Here’s to Jack, sorry, Captain, Sparrow, for getting by any scrape. He’s pretty much the only character in a den of liars and murderers who always, always comes out on top of the heap. That is, as long as the rum’s not gone.



The Doctor

The Doctor
Here is a character without whom this list would be incomplete. Perhaps our only choice who is more versed in travel across the universe and through time than Ford Prefect himself: the Doctor, the last of the Time Lords.
He’s seen the end of the universe, and the beginning of time, slaughtered races and watched them be reborn, danced, loved, sighed, screamed, ran, and raged a battle for “the triumph of intellect and romance over brute force and cynicism.” He may not appear with a towel very often, but he always knows where his TARDIS is, and usually has a cotton on the whereabouts of his sonic screwdriver as well.
No one forgets him.

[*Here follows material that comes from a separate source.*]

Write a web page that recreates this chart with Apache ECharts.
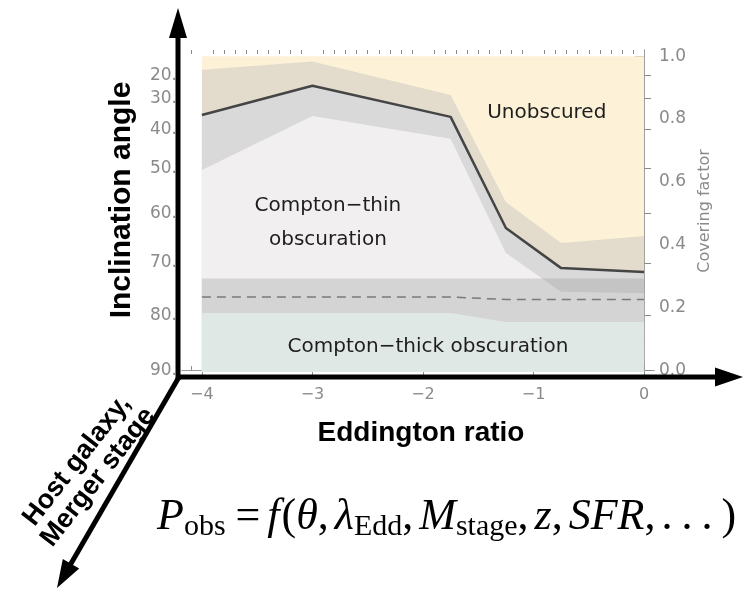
<!DOCTYPE html>
<html>
<head>
<meta charset="utf-8">
<script src="https://cdn.jsdelivr.net/npm/echarts@6/dist/echarts.min.js"></script>
<style>
  html, body { margin: 0; padding: 0; background: #ffffff; }
  #chart { width: 743px; height: 590px; }
</style>
</head>
<body>
<div id="chart"></div>
<script>
// log Eddington ratio bins
const eddRatio = [-4, -3, -1.75, -1.25, -0.75, 0];
// covering factor of obscuring gas and its uncertainty band
const coveringFactor = [0.813, 0.906, 0.807, 0.453, 0.325, 0.313];
const coveringUpper = [0.957, 0.983, 0.877, 0.536, 0.405, 0.427];
const coveringLower = [0.638, 0.810, 0.737, 0.373, 0.250, 0.245];
const unobscuredTop = [1, 1, 1, 1, 1, 1];
// Compton-thick fraction and its uncertainty band
const ctFraction = [0.233, 0.233, 0.233, 0.225, 0.225, 0.225];
const ctUpper = [0.292, 0.292, 0.292, 0.292, 0.292, 0.292];
const ctLower = [0.182, 0.182, 0.182, 0.153, 0.153, 0.153];

// tick labels
const xMajorTicks = [-4, -3, -2, -1, 0];
const coveringTicks = [0, 0.2, 0.4, 0.6, 0.8, 1.0];
const coveringMinorTicks = [0.1, 0.3, 0.5, 0.7, 0.9];
const inclinationTicks = [20, 30, 40, 50, 60, 70, 80, 90];

// minor ticks every 0.1 in log Eddington ratio
const xMinorTicks = [];
for (let k = -41; k <= 0; k++) {
  if (k % 10 !== 0) xMinorTicks.push(k / 10);
}
// covering factor of a torus opening at inclination i is cos(i)
const inclinationPos = inclinationTicks.map(d => Math.cos(d * Math.PI / 180));

const xs = v => eddRatio.map((x, i) => [x, v[i]]);

const axisGrey = '#8a8a8a';
const frameGrey = '#9b9b9b';
const labelFont = 'DejaVu Sans';

const fmtX = v => (v < 0 ? '\u2212' + Math.abs(v) : String(v));
const fmtIncl = v => Math.round(Math.acos(Math.min(1, v)) * 180 / Math.PI) + '.';

function xAxisDef(position, ticks, len, withLine, withLabels) {
  return {
    type: 'value', position, min: -4.18, max: 0.09,
    axisLine: { show: withLine, lineStyle: { color: frameGrey, width: 1 } },
    splitLine: { show: false },
    axisTick: { show: true, inside: true, length: len, customValues: ticks,
                lineStyle: { color: axisGrey, width: 1 } },
    axisLabel: withLabels
      ? { show: true, customValues: ticks, formatter: fmtX, color: axisGrey,
          fontSize: 16, fontFamily: labelFont, margin: 15 }
      : { show: false }
  };
}

function yAxisDef(position, ticks, len, withLine, labelFmt, extra) {
  return Object.assign({
    type: 'value', position, min: -0.006, max: 1.02,
    axisLine: { show: withLine, lineStyle: { color: frameGrey, width: 1 } },
    splitLine: { show: false },
    axisTick: { show: true, inside: true, length: len, customValues: ticks,
                lineStyle: { color: axisGrey, width: 1 } },
    axisLabel: labelFmt
      ? { show: true, customValues: ticks, formatter: labelFmt, color: axisGrey,
          fontSize: 17, fontFamily: labelFont, margin: 5 }
      : { show: false }
  }, extra || {});
}

function band(name, values, color) {
  return {
    name, type: 'line', data: xs(values), symbol: 'none', silent: true,
    lineStyle: { width: 0 },
    areaStyle: { color, opacity: 1, origin: 'start' }
  };
}

const chart = echarts.init(document.getElementById('chart'), null, { renderer: 'canvas' });

chart.setOption({
  animation: false,
  backgroundColor: '#ffffff',
  grid: { left: 182, right: 89, top: 50, bottom: 218, containLabel: false },
  xAxis: [
    xAxisDef('bottom', xMajorTicks, 8, true, true),
    xAxisDef('bottom', xMinorTicks, 4, false, false),
    xAxisDef('top', xMajorTicks, 8, true, false),
    xAxisDef('top', xMinorTicks, 4, false, false)
  ],
  yAxis: [
    yAxisDef('right', coveringTicks, 9, true, v => v.toFixed(1), {
      name: 'Covering factor', nameLocation: 'middle', nameRotate: 90, nameGap: 41,
      nameTextStyle: { color: axisGrey, fontSize: 16, fontFamily: labelFont }
    }),
    yAxisDef('right', coveringMinorTicks, 5, false, null),
    yAxisDef('left', inclinationPos, 7, true, fmtIncl)
  ],
  series: [
    band('Unobscured', unobscuredTop, '#fdf2d8'),
    band('Upper bound', coveringUpper, '#e3dccc'),
    band('Covering factor band', coveringFactor, '#d9d9d9'),
    band('Compton-thin', coveringLower, '#f1efef'),
    band('Compton-thick band', ctUpper, 'rgba(150,150,150,0.3)'),
    band('Compton-thick', ctLower, '#e0e8e5'),
    {
      name: 'Compton-thick fraction', type: 'line', data: xs(ctFraction), symbol: 'none',
      silent: true, lineStyle: { color: '#7a7a7a', width: 1.5, type: [9, 6] }
    },
    {
      name: 'Covering factor', type: 'line', data: xs(coveringFactor), symbol: 'none',
      silent: true, lineStyle: { color: '#454545', width: 2.5 }
    }
  ]
});

// region labels placed in data coordinates
const regionLabels = [
  { text: 'Unobscured', at: [-0.88, 0.82] },
  { text: 'Compton\u2212thin', at: [-2.86, 0.523] },
  { text: 'obscuration', at: [-2.86, 0.415] },
  { text: 'Compton\u2212thick obscuration', at: [-1.955, 0.073] }
];

const graphics = regionLabels.map(l => {
  const p = chart.convertToPixel({ xAxisIndex: 0, yAxisIndex: 0 }, l.at);
  return {
    type: 'text', x: p[0], y: p[1], z: 50, silent: true,
    style: { text: l.text, align: 'center', verticalAlign: 'middle',
             font: '20px "DejaVu Sans"', fill: '#1e1e1e' }
  };
});

// parameter-space arrows
const arrowStyle = { stroke: '#000', lineWidth: 5 };
graphics.push(
  { type: 'line', z: 60, shape: { x1: 178, y1: 380, x2: 178, y2: 34 }, style: arrowStyle },
  { type: 'polygon', z: 60, shape: { points: [[178, 8], [169, 38], [187, 38]] }, style: { fill: '#000' } },
  { type: 'line', z: 60, shape: { x1: 176, y1: 377, x2: 718, y2: 377 }, style: arrowStyle },
  { type: 'polygon', z: 60, shape: { points: [[743, 377], [715, 367.5], [715, 386.5]] }, style: { fill: '#000' } },
  { type: 'line', z: 60, shape: { x1: 179, y1: 377, x2: 69, y2: 567 }, style: arrowStyle },
  { type: 'polygon', z: 60, shape: { points: [[57, 588], [79.2, 568.6], [62.8, 559.0]] }, style: { fill: '#000' } }
);

// axis titles
graphics.push(
  { type: 'text', z: 60, x: 122, y: 200, rotation: Math.PI / 2,
    style: { text: 'Inclination angle', align: 'center', verticalAlign: 'middle',
             font: 'bold 30px "Liberation Sans"', fill: '#000' } },
  { type: 'text', z: 60, x: 421, y: 433,
    style: { text: 'Eddington ratio', align: 'center', verticalAlign: 'middle',
             font: 'bold 28px "Liberation Sans"', fill: '#000' } },
  { type: 'text', z: 60, x: 87.5, y: 469, rotation: 52 * Math.PI / 180,
    style: { text: 'Host galaxy,\nMerger stage', align: 'center', verticalAlign: 'middle',
             font: 'bold 27px "Liberation Sans"', lineHeight: 27, fill: '#000' } }
);

// observed-fraction relation
const serif = 'Liberation Serif';
const main = 44;
const sub = 30;
const mainLine = 50;
graphics.push({
  type: 'text', z: 60, x: 157, y: 517,
  style: {
    text: '{i|P}{s|obs}{e|=}{f|f}{r|(}{i|\u03b8}{c|,}{i|\u03bb}{s|Edd}{c|,}{i|M}{s|stage}{c|,}'
        + '{i|z}{c|,}{i|SFR}{c|,}{d|.}{d|.}{d|.}{r|)}',
    align: 'left', verticalAlign: 'middle', fill: '#000',
    rich: {
      i: { fontFamily: serif, fontStyle: 'italic', fontSize: main, lineHeight: mainLine, verticalAlign: 'middle' },
      f: { fontFamily: serif, fontStyle: 'italic', fontSize: main, lineHeight: mainLine, verticalAlign: 'middle', padding: [0, 2, 0, 0] },
      r: { fontFamily: serif, fontSize: main, lineHeight: mainLine, verticalAlign: 'middle' },
      e: { fontFamily: serif, fontSize: main, lineHeight: mainLine, verticalAlign: 'middle', padding: [0, 7, 0, 10] },
      c: { fontFamily: serif, fontSize: main, lineHeight: mainLine, verticalAlign: 'middle', padding: [0, 6, 0, 0] },
      d: { fontFamily: serif, fontSize: main, lineHeight: mainLine, verticalAlign: 'middle', padding: [0, 9, 0, 0] },
      s: { fontFamily: serif, fontSize: sub, lineHeight: 30, verticalAlign: 'bottom' }
    }
  }
});

chart.setOption({ graphic: { elements: graphics } });
</script>
</body>
</html>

But everyone leaves. And he’s the only one who remembers.



Ford Prefect

Ford Prefect
What, did you think we would forget about him? He’s the original hoopy frood, and he definitely knows where his nutrient enriched towel is. That is when it’s not being used as a rope, or a tent, or a sponge to sop up that last Pan-Galactic Gargle Blaster.
Yes, Ford appears, in his Earthen life, to be something of a flake, a dreamer, and quite possibly a liar whose dubious career as an actor can never really be confirmed. It’s only after the destruction of the Earth (and if that was a spoiler to you, you should really know better) that his human acquaintance Arthur Dent finds out that he is actually something of a restaurant reviewer for the greatest Zagat guide the galaxy has ever known. So long as you take “restaurant” to mean “planet.”
To this end, Ford can drink, fight, run away, reason, fly, Scrabble, reprogram, and, most importantly, recover from a hangover with the best of them. And he knows everything about everything about hitchhiking across the universe on less than thirty altairian dollars a day. It starts with knowing where your towel is.